═════ DATASET EXTRACT

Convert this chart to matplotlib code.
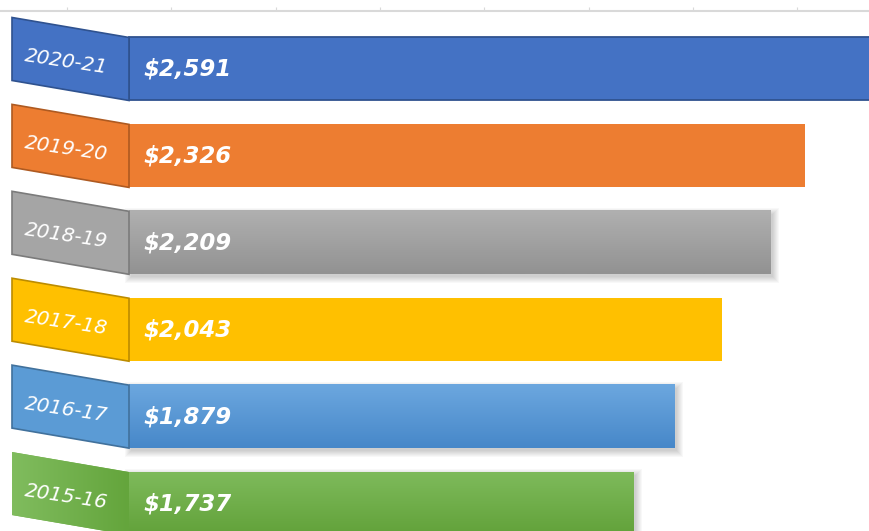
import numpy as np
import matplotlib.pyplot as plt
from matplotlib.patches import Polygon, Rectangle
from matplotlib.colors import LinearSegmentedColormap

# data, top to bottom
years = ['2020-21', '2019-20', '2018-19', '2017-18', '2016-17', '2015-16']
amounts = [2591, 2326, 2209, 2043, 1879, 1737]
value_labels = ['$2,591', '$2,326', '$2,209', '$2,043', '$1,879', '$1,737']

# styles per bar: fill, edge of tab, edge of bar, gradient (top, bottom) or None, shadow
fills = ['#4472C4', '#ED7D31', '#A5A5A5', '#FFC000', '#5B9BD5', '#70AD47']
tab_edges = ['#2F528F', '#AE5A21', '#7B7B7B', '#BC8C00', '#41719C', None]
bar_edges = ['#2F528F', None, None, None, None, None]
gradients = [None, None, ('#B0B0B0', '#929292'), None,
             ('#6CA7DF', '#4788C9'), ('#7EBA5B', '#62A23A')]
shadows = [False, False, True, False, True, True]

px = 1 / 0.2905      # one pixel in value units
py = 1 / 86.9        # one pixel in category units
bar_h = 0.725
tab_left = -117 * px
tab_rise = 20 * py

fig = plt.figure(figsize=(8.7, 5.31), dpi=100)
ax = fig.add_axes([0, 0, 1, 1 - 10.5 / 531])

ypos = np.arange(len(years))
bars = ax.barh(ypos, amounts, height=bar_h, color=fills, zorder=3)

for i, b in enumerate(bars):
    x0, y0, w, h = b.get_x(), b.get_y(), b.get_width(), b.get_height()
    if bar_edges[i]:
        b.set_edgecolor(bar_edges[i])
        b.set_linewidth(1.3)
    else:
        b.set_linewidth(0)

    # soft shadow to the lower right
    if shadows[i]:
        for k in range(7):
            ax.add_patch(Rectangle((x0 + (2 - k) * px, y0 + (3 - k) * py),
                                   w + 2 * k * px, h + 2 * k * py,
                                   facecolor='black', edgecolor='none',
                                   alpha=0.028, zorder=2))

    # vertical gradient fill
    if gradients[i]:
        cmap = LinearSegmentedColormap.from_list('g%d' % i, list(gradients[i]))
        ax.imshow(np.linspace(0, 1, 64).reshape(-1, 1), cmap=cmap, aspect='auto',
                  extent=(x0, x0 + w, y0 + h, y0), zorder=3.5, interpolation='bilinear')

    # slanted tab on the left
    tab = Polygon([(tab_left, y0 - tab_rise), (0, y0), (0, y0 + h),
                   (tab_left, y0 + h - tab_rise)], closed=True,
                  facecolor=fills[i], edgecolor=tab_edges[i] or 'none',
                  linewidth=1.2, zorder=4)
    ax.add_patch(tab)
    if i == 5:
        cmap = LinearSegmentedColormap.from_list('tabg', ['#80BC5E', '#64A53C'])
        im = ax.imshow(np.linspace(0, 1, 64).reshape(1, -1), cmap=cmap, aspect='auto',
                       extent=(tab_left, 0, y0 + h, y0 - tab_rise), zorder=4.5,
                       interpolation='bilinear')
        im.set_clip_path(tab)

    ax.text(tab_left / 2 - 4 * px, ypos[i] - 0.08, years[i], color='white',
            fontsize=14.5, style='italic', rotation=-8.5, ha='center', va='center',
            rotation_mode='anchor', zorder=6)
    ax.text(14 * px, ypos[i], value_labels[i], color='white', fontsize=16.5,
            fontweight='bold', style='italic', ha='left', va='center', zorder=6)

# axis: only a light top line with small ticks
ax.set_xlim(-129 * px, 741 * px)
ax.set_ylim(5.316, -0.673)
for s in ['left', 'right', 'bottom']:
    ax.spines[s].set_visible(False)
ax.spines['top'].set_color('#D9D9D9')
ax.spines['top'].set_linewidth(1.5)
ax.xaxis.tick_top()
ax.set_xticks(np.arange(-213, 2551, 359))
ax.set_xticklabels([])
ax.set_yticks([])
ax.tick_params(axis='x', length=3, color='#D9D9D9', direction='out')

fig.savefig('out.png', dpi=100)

══════════

Please extract exactly the lines of the data, from the first through the line containing "b.set_linewidth(0)", and add no pictures to the copy.

Convert this chart to matplotlib code.
import numpy as np
import matplotlib.pyplot as plt
from matplotlib.patches import Polygon, Rectangle
from matplotlib.colors import LinearSegmentedColormap

# data, top to bottom
years = ['2020-21', '2019-20', '2018-19', '2017-18', '2016-17', '2015-16']
amounts = [2591, 2326, 2209, 2043, 1879, 1737]
value_labels = ['$2,591', '$2,326', '$2,209', '$2,043', '$1,879', '$1,737']

# styles per bar: fill, edge of tab, edge of bar, gradient (top, bottom) or None, shadow
fills = ['#4472C4', '#ED7D31', '#A5A5A5', '#FFC000', '#5B9BD5', '#70AD47']
tab_edges = ['#2F528F', '#AE5A21', '#7B7B7B', '#BC8C00', '#41719C', None]
bar_edges = ['#2F528F', None, None, None, None, None]
gradients = [None, None, ('#B0B0B0', '#929292'), None,
             ('#6CA7DF', '#4788C9'), ('#7EBA5B', '#62A23A')]
shadows = [False, False, True, False, True, True]

px = 1 / 0.2905      # one pixel in value units
py = 1 / 86.9        # one pixel in category units
bar_h = 0.725
tab_left = -117 * px
tab_rise = 20 * py

fig = plt.figure(figsize=(8.7, 5.31), dpi=100)
ax = fig.add_axes([0, 0, 1, 1 - 10.5 / 531])

ypos = np.arange(len(years))
bars = ax.barh(ypos, amounts, height=bar_h, color=fills, zorder=3)

for i, b in enumerate(bars):
    x0, y0, w, h = b.get_x(), b.get_y(), b.get_width(), b.get_height()
    if bar_edges[i]:
        b.set_edgecolor(bar_edges[i])
        b.set_linewidth(1.3)
    else:
        b.set_linewidth(0)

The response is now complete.